DATA SECTION.
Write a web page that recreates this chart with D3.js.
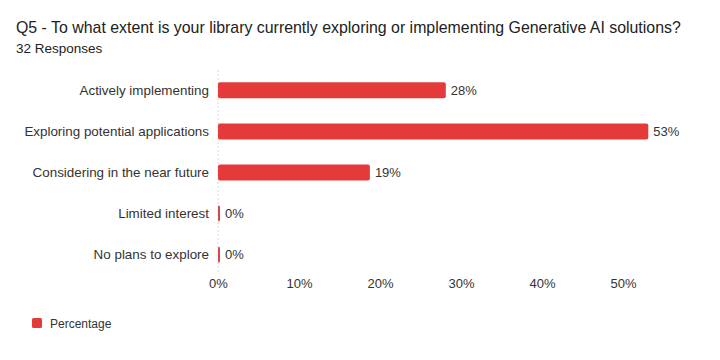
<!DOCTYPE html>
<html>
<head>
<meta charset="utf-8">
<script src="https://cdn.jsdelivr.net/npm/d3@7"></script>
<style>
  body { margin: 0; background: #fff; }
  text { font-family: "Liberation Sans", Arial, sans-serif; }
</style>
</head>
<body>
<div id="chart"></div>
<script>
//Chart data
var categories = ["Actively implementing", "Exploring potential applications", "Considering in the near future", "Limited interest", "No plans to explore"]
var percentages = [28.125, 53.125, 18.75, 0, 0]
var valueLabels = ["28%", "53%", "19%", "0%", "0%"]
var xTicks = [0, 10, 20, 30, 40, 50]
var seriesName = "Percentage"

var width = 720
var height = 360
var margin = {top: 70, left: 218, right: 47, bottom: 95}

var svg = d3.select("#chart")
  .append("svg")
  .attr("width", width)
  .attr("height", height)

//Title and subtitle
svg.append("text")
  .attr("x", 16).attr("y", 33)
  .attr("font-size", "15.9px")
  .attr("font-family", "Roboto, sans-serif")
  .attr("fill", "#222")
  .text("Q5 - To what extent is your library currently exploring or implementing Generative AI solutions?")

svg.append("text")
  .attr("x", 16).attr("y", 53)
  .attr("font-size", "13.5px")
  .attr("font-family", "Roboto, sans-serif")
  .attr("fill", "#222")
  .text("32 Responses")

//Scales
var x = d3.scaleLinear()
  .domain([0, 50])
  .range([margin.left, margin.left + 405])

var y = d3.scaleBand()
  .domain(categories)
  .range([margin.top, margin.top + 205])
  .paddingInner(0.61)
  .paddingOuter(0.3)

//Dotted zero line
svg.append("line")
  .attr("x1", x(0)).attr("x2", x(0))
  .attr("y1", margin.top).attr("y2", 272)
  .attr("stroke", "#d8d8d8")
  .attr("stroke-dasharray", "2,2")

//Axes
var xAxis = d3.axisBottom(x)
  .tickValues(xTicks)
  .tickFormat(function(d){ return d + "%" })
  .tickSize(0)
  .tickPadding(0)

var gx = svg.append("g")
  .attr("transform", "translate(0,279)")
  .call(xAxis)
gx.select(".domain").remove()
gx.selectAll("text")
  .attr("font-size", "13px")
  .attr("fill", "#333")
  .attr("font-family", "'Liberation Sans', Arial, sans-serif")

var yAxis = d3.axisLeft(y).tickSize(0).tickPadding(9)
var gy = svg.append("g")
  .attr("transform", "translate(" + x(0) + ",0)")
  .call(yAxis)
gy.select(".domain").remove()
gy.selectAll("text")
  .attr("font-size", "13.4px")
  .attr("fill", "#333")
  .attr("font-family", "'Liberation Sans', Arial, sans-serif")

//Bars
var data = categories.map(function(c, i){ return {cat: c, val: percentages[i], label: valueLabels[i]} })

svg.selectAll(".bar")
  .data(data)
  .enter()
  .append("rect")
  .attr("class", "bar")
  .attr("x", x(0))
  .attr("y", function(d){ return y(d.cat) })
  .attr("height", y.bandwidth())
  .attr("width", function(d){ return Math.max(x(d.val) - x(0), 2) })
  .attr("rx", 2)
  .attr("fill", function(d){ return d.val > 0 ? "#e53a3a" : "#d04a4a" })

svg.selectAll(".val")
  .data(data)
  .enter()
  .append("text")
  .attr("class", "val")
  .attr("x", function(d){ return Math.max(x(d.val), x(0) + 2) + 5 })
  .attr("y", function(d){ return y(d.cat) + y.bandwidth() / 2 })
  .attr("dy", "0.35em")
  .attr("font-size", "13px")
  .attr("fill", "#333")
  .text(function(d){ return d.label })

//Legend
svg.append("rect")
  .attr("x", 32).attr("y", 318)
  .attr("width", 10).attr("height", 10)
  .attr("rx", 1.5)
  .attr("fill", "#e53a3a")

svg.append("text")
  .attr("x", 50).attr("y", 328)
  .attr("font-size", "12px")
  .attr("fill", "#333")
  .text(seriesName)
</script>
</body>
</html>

WHAT YOU NEED TO DO. Retype everything in the material word for word, minus pictures.

CORRECT RESULT.
Write a web page that recreates this chart with D3.js.
<!DOCTYPE html>
<html>
<head>
<meta charset="utf-8">
<script src="https://cdn.jsdelivr.net/npm/d3@7"></script>
<style>
  body { margin: 0; background: #fff; }
  text { font-family: "Liberation Sans", Arial, sans-serif; }
</style>
</head>
<body>
<div id="chart"></div>
<script>
//Chart data
var categories = ["Actively implementing", "Exploring potential applications", "Considering in the near future", "Limited interest", "No plans to explore"]
var percentages = [28.125, 53.125, 18.75, 0, 0]
var valueLabels = ["28%", "53%", "19%", "0%", "0%"]
var xTicks = [0, 10, 20, 30, 40, 50]
var seriesName = "Percentage"

var width = 720
var height = 360
var margin = {top: 70, left: 218, right: 47, bottom: 95}

var svg = d3.select("#chart")
  .append("svg")
  .attr("width", width)
  .attr("height", height)

//Title and subtitle
svg.append("text")
  .attr("x", 16).attr("y", 33)
  .attr("font-size", "15.9px")
  .attr("font-family", "Roboto, sans-serif")
  .attr("fill", "#222")
  .text("Q5 - To what extent is your library currently exploring or implementing Generative AI solutions?")

svg.append("text")
  .attr("x", 16).attr("y", 53)
  .attr("font-size", "13.5px")
  .attr("font-family", "Roboto, sans-serif")
  .attr("fill", "#222")
  .text("32 Responses")

//Scales
var x = d3.scaleLinear()
  .domain([0, 50])
  .range([margin.left, margin.left + 405])

var y = d3.scaleBand()
  .domain(categories)
  .range([margin.top, margin.top + 205])
  .paddingInner(0.61)
  .paddingOuter(0.3)

//Dotted zero line
svg.append("line")
  .attr("x1", x(0)).attr("x2", x(0))
  .attr("y1", margin.top).attr("y2", 272)
  .attr("stroke", "#d8d8d8")
  .attr("stroke-dasharray", "2,2")

//Axes
var xAxis = d3.axisBottom(x)
  .tickValues(xTicks)
  .tickFormat(function(d){ return d + "%" })
  .tickSize(0)
  .tickPadding(0)

var gx = svg.append("g")
  .attr("transform", "translate(0,279)")
  .call(xAxis)
gx.select(".domain").remove()
gx.selectAll("text")
  .attr("font-size", "13px")
  .attr("fill", "#333")
  .attr("font-family", "'Liberation Sans', Arial, sans-serif")

var yAxis = d3.axisLeft(y).tickSize(0).tickPadding(9)
var gy = svg.append("g")
  .attr("transform", "translate(" + x(0) + ",0)")
  .call(yAxis)
gy.select(".domain").remove()
gy.selectAll("text")
  .attr("font-size", "13.4px")
  .attr("fill", "#333")
  .attr("font-family", "'Liberation Sans', Arial, sans-serif")

//Bars
var data = categories.map(function(c, i){ return {cat: c, val: percentages[i], label: valueLabels[i]} })

svg.selectAll(".bar")
  .data(data)
  .enter()
  .append("rect")
  .attr("class", "bar")
  .attr("x", x(0))
  .attr("y", function(d){ return y(d.cat) })
  .attr("height", y.bandwidth())
  .attr("width", function(d){ return Math.max(x(d.val) - x(0), 2) })
  .attr("rx", 2)
  .attr("fill", function(d){ return d.val > 0 ? "#e53a3a" : "#d04a4a" })

svg.selectAll(".val")
  .data(data)
  .enter()
  .append("text")
  .attr("class", "val")
  .attr("x", function(d){ return Math.max(x(d.val), x(0) + 2) + 5 })
  .attr("y", function(d){ return y(d.cat) + y.bandwidth() / 2 })
  .attr("dy", "0.35em")
  .attr("font-size", "13px")
  .attr("fill", "#333")
  .text(function(d){ return d.label })

//Legend
svg.append("rect")
  .attr("x", 32).attr("y", 318)
  .attr("width", 10).attr("height", 10)
  .attr("rx", 1.5)
  .attr("fill", "#e53a3a")

svg.append("text")
  .attr("x", 50).attr("y", 328)
  .attr("font-size", "12px")
  .attr("fill", "#333")
  .text(seriesName)
</script>
</body>
</html>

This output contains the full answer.